** begin Supplied material **

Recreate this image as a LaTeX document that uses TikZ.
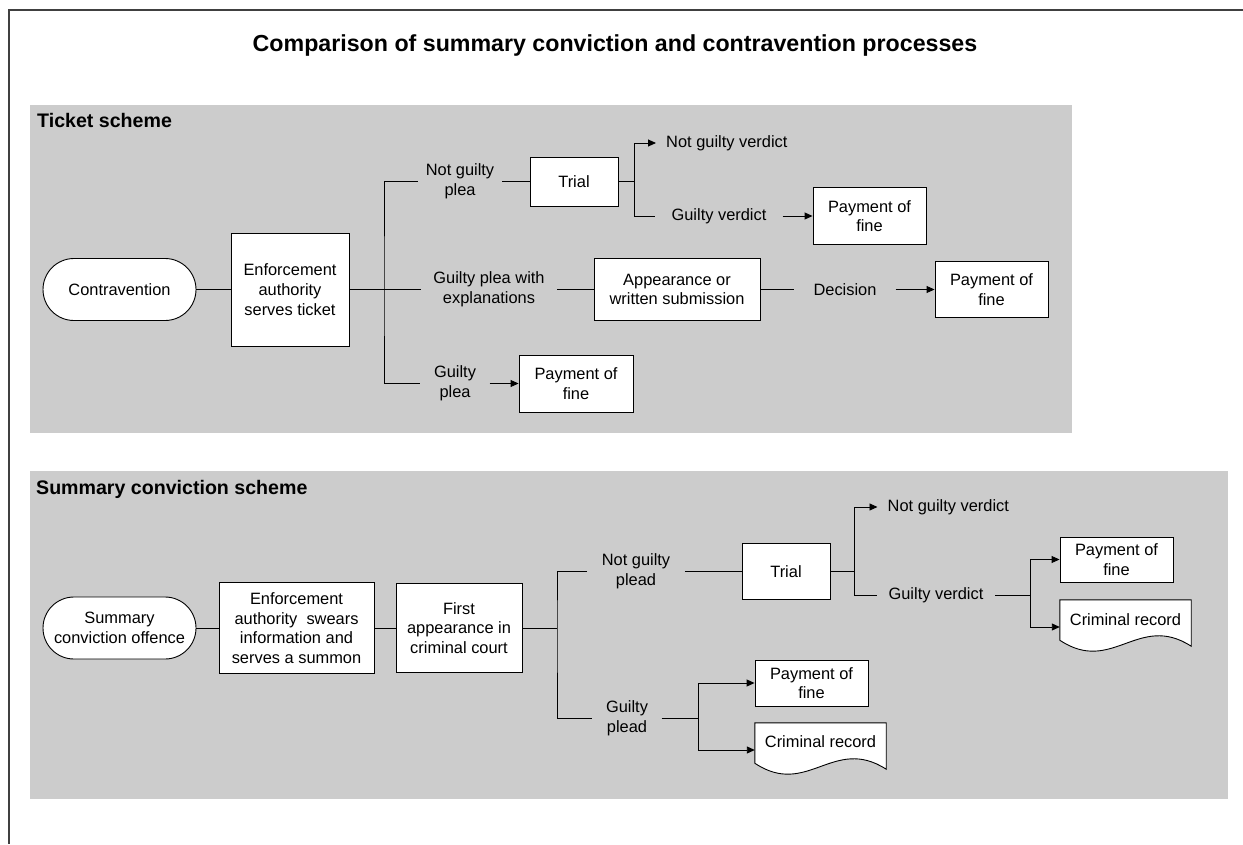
\documentclass[tikz,border=0pt]{standalone}
\usepackage{fontspec}
\setmainfont{Liberation Sans}
\usetikzlibrary{arrows.meta,calc}
\definecolor{panelgray}{HTML}{CCCCCC}
\definecolor{framegray}{HTML}{404040}
\newcommand\docpath[1]{\draw[docshape] (#1.north west) -- (#1.north east) -- ($(#1.south east)+(0,-8)$) .. controls ($(#1.south west)+(78.6,-42)$) and ($(#1.south west)+(52.4,21)$) .. ($(#1.south west)+(0,-14)$) -- cycle;}
\begin{document}
\begin{tikzpicture}[x=1pt,y=-1pt,
  every node/.style={font=\fontsize{16.4}{19.7}\selectfont},
  box/.style={draw=black,fill=white,line width=0.9pt,align=center,inner sep=0pt},
  term/.style={box,rounded corners=31pt},
  docshape/.style={draw=black,fill=white,line width=0.9pt},
  docnode/.style={draw=none,minimum width=131pt,minimum height=54pt,inner sep=0pt},
  lbl/.style={align=center,inner ysep=0pt},
  conn/.style={line width=0.9pt},
  arr/.style={conn,-{Triangle[length=8pt,width=7pt]}},
  hdr/.style={font=\fontsize{19.6}{23}\selectfont\bfseries,anchor=base west,inner sep=0pt},
]
\useasboundingbox (0,0) rectangle (1243,844);
\draw[framegray,line width=1.5pt] (1243,10) -- (9,10) -- (9,844);
\fill[panelgray] (30,105) rectangle (1072,433);
\fill[panelgray] (30,471) rectangle (1228,799);

\node[font=\fontsize{23.2}{28}\selectfont\bfseries,anchor=base,inner sep=0pt] (title) at (615,51) {Comparison of summary conviction and contravention processes};
\node[hdr] (hT) at (37,127) {Ticket scheme};
\node[hdr] (hS) at (36,494) {Summary conviction scheme};

% Ticket scheme
\node[term,minimum width=153pt,minimum height=62pt] (contr) at (119.5,289.5) {Contravention};
\node[box,minimum width=118pt,minimum height=113pt] (enf) at (290,289.5) {Enforcement\\authority\\serves ticket};
\coordinate (bT) at (384,289.5);
\node[lbl,inner xsep=8pt] (lNGP) at (460,181.5) {Not guilty\\plea};
\node[box,minimum width=88pt,minimum height=49pt] (trial1) at (574,181.5) {Trial};
\coordinate (bT2) at (634,181.5);
\node[lbl,anchor=west,inner xsep=10pt] (lNGV) at (656,143) {Not guilty verdict};
\node[lbl,inner xsep=16pt] (lGV) at (719,216) {Guilty verdict};
\node[box,minimum width=113pt,minimum height=57pt] (pay1) at (869.5,216) {Payment of\\fine};
\node[lbl,inner xsep=12.5pt] (lGPE) at (489,289.5) {Guilty plea with\\explanations};
\node[box,minimum width=166pt,minimum height=62pt] (app) at (677,289.5) {Appearance or\\written submission};
\node[lbl,inner xsep=19pt] (lDec) at (845,289.5) {Decision};
\node[box,minimum width=113pt,minimum height=56pt] (pay2) at (991.5,289.5) {Payment of\\fine};
\node[lbl,inner xsep=13.5pt] (lGP) at (455,383.5) {Guilty\\plea};
\node[box,minimum width=114pt,minimum height=57pt] (pay3) at (576,383.5) {Payment of\\fine};

\draw[conn] (contr.east) -- (enf.west);
\draw[conn] (enf.east) -- (lGPE.west);
\draw[conn] (lNGP.west) -| (bT) |- (lGP.west);
\draw[conn] (lNGP.east) -- (trial1.west);
\draw[conn] (trial1.east) -- (bT2);
\draw[arr] (bT2) |- (lNGV.west);
\draw[conn] (bT2) |- (lGV.west);
\draw[arr] (lGV.east) -- (pay1.west);
\draw[conn] (lGPE.east) -- (app.west);
\draw[conn] (app.east) -- (lDec.west);
\draw[arr] (lDec.east) -- (pay2.west);
\draw[arr] (lGP.east) -- (pay3.west);

% Summary conviction scheme
\node[term,minimum width=153pt,minimum height=62pt] (sco) at (119.5,628) {Summary\\conviction offence};
\node[box,minimum width=155pt,minimum height=91pt] (enf2) at (296.5,628) {Enforcement\\authority~ swears\\information and\\serves a summon};
\node[box,minimum width=126pt,minimum height=89pt] (first) at (459,628) {First\\appearance in\\criminal court};
\coordinate (bS) at (557,628);
\node[lbl,inner xsep=14.5pt] (sNGP) at (636,571.5) {Not guilty\\plead};
\node[box,minimum width=88pt,minimum height=56pt] (trial2) at (786,571.5) {Trial};
\coordinate (bS2) at (854,571.5);
\node[lbl,anchor=west,inner xsep=10pt] (sNGV) at (877.5,507) {Not guilty verdict};
\node[lbl,inner xsep=11.5pt] (sGV) at (936,595) {Guilty verdict};
\coordinate (bS3) at (1030,595);
\node[box,minimum width=113pt,minimum height=45pt] (pay4) at (1116.5,559.5) {Payment of\\fine};
\node[docnode] (cr1) at (1125.5,627) {};
\docpath{cr1}
\node (cr1t) at (1125.5,620) {Criminal record};
\node[lbl,inner xsep=13.5pt] (sGP) at (627,718) {Guilty\\plead};
\coordinate (bS4) at (698,718);
\node[box,minimum width=113pt,minimum height=46pt] (pay5) at (811.5,683) {Payment of\\fine};
\node[docnode] (cr2) at (820.5,750) {};
\docpath{cr2}
\node (cr2t) at (820.5,742) {Criminal record};

\draw[conn] (sco.east) -- (enf2.west);
\draw[conn] (enf2.east) -- (first.west);
\draw[conn] (first.east) -- (bS);
\draw[conn] (sNGP.west) -| (bS) |- (sGP.west);
\draw[conn] (sNGP.east) -- (trial2.west);
\draw[conn] (trial2.east) -- (bS2);
\draw[arr] (bS2) |- (sNGV.west);
\draw[conn] (bS2) |- (sGV.west);
\draw[conn] (sGV.east) -- (bS3);
\draw[arr] (bS3) |- (pay4.west);
\draw[arr] (bS3) |- (cr1.west);
\draw[conn] (sGP.east) -- (bS4);
\draw[arr] (bS4) |- (pay5.west);
\draw[arr] (bS4) |- (cr2.west);
\end{tikzpicture}
\end{document}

** end Supplied material **

Challenge: Leave the images out and output the remaining material exactly as it stands.

Exercise output:
Recreate this image as a LaTeX document that uses TikZ.
\documentclass[tikz,border=0pt]{standalone}
\usepackage{fontspec}
\setmainfont{Liberation Sans}
\usetikzlibrary{arrows.meta,calc}
\definecolor{panelgray}{HTML}{CCCCCC}
\definecolor{framegray}{HTML}{404040}
\newcommand\docpath[1]{\draw[docshape] (#1.north west) -- (#1.north east) -- ($(#1.south east)+(0,-8)$) .. controls ($(#1.south west)+(78.6,-42)$) and ($(#1.south west)+(52.4,21)$) .. ($(#1.south west)+(0,-14)$) -- cycle;}
\begin{document}
\begin{tikzpicture}[x=1pt,y=-1pt,
  every node/.style={font=\fontsize{16.4}{19.7}\selectfont},
  box/.style={draw=black,fill=white,line width=0.9pt,align=center,inner sep=0pt},
  term/.style={box,rounded corners=31pt},
  docshape/.style={draw=black,fill=white,line width=0.9pt},
  docnode/.style={draw=none,minimum width=131pt,minimum height=54pt,inner sep=0pt},
  lbl/.style={align=center,inner ysep=0pt},
  conn/.style={line width=0.9pt},
  arr/.style={conn,-{Triangle[length=8pt,width=7pt]}},
  hdr/.style={font=\fontsize{19.6}{23}\selectfont\bfseries,anchor=base west,inner sep=0pt},
]
\useasboundingbox (0,0) rectangle (1243,844);
\draw[framegray,line width=1.5pt] (1243,10) -- (9,10) -- (9,844);
\fill[panelgray] (30,105) rectangle (1072,433);
\fill[panelgray] (30,471) rectangle (1228,799);

\node[font=\fontsize{23.2}{28}\selectfont\bfseries,anchor=base,inner sep=0pt] (title) at (615,51) {Comparison of summary conviction and contravention processes};
\node[hdr] (hT) at (37,127) {Ticket scheme};
\node[hdr] (hS) at (36,494) {Summary conviction scheme};

% Ticket scheme
\node[term,minimum width=153pt,minimum height=62pt] (contr) at (119.5,289.5) {Contravention};
\node[box,minimum width=118pt,minimum height=113pt] (enf) at (290,289.5) {Enforcement\\authority\\serves ticket};
\coordinate (bT) at (384,289.5);
\node[lbl,inner xsep=8pt] (lNGP) at (460,181.5) {Not guilty\\plea};
\node[box,minimum width=88pt,minimum height=49pt] (trial1) at (574,181.5) {Trial};
\coordinate (bT2) at (634,181.5);
\node[lbl,anchor=west,inner xsep=10pt] (lNGV) at (656,143) {Not guilty verdict};
\node[lbl,inner xsep=16pt] (lGV) at (719,216) {Guilty verdict};
\node[box,minimum width=113pt,minimum height=57pt] (pay1) at (869.5,216) {Payment of\\fine};
\node[lbl,inner xsep=12.5pt] (lGPE) at (489,289.5) {Guilty plea with\\explanations};
\node[box,minimum width=166pt,minimum height=62pt] (app) at (677,289.5) {Appearance or\\written submission};
\node[lbl,inner xsep=19pt] (lDec) at (845,289.5) {Decision};
\node[box,minimum width=113pt,minimum height=56pt] (pay2) at (991.5,289.5) {Payment of\\fine};
\node[lbl,inner xsep=13.5pt] (lGP) at (455,383.5) {Guilty\\plea};
\node[box,minimum width=114pt,minimum height=57pt] (pay3) at (576,383.5) {Payment of\\fine};

\draw[conn] (contr.east) -- (enf.west);
\draw[conn] (enf.east) -- (lGPE.west);
\draw[conn] (lNGP.west) -| (bT) |- (lGP.west);
\draw[conn] (lNGP.east) -- (trial1.west);
\draw[conn] (trial1.east) -- (bT2);
\draw[arr] (bT2) |- (lNGV.west);
\draw[conn] (bT2) |- (lGV.west);
\draw[arr] (lGV.east) -- (pay1.west);
\draw[conn] (lGPE.east) -- (app.west);
\draw[conn] (app.east) -- (lDec.west);
\draw[arr] (lDec.east) -- (pay2.west);
\draw[arr] (lGP.east) -- (pay3.west);

% Summary conviction scheme
\node[term,minimum width=153pt,minimum height=62pt] (sco) at (119.5,628) {Summary\\conviction offence};
\node[box,minimum width=155pt,minimum height=91pt] (enf2) at (296.5,628) {Enforcement\\authority~ swears\\information and\\serves a summon};
\node[box,minimum width=126pt,minimum height=89pt] (first) at (459,628) {First\\appearance in\\criminal court};
\coordinate (bS) at (557,628);
\node[lbl,inner xsep=14.5pt] (sNGP) at (636,571.5) {Not guilty\\plead};
\node[box,minimum width=88pt,minimum height=56pt] (trial2) at (786,571.5) {Trial};
\coordinate (bS2) at (854,571.5);
\node[lbl,anchor=west,inner xsep=10pt] (sNGV) at (877.5,507) {Not guilty verdict};
\node[lbl,inner xsep=11.5pt] (sGV) at (936,595) {Guilty verdict};
\coordinate (bS3) at (1030,595);
\node[box,minimum width=113pt,minimum height=45pt] (pay4) at (1116.5,559.5) {Payment of\\fine};
\node[docnode] (cr1) at (1125.5,627) {};
\docpath{cr1}
\node (cr1t) at (1125.5,620) {Criminal record};
\node[lbl,inner xsep=13.5pt] (sGP) at (627,718) {Guilty\\plead};
\coordinate (bS4) at (698,718);
\node[box,minimum width=113pt,minimum height=46pt] (pay5) at (811.5,683) {Payment of\\fine};
\node[docnode] (cr2) at (820.5,750) {};
\docpath{cr2}
\node (cr2t) at (820.5,742) {Criminal record};

\draw[conn] (sco.east) -- (enf2.west);
\draw[conn] (enf2.east) -- (first.west);
\draw[conn] (first.east) -- (bS);
\draw[conn] (sNGP.west) -| (bS) |- (sGP.west);
\draw[conn] (sNGP.east) -- (trial2.west);
\draw[conn] (trial2.east) -- (bS2);
\draw[arr] (bS2) |- (sNGV.west);
\draw[conn] (bS2) |- (sGV.west);
\draw[conn] (sGV.east) -- (bS3);
\draw[arr] (bS3) |- (pay4.west);
\draw[arr] (bS3) |- (cr1.west);
\draw[conn] (sGP.east) -- (bS4);
\draw[arr] (bS4) |- (pay5.west);
\draw[arr] (bS4) |- (cr2.west);
\end{tikzpicture}
\end{document}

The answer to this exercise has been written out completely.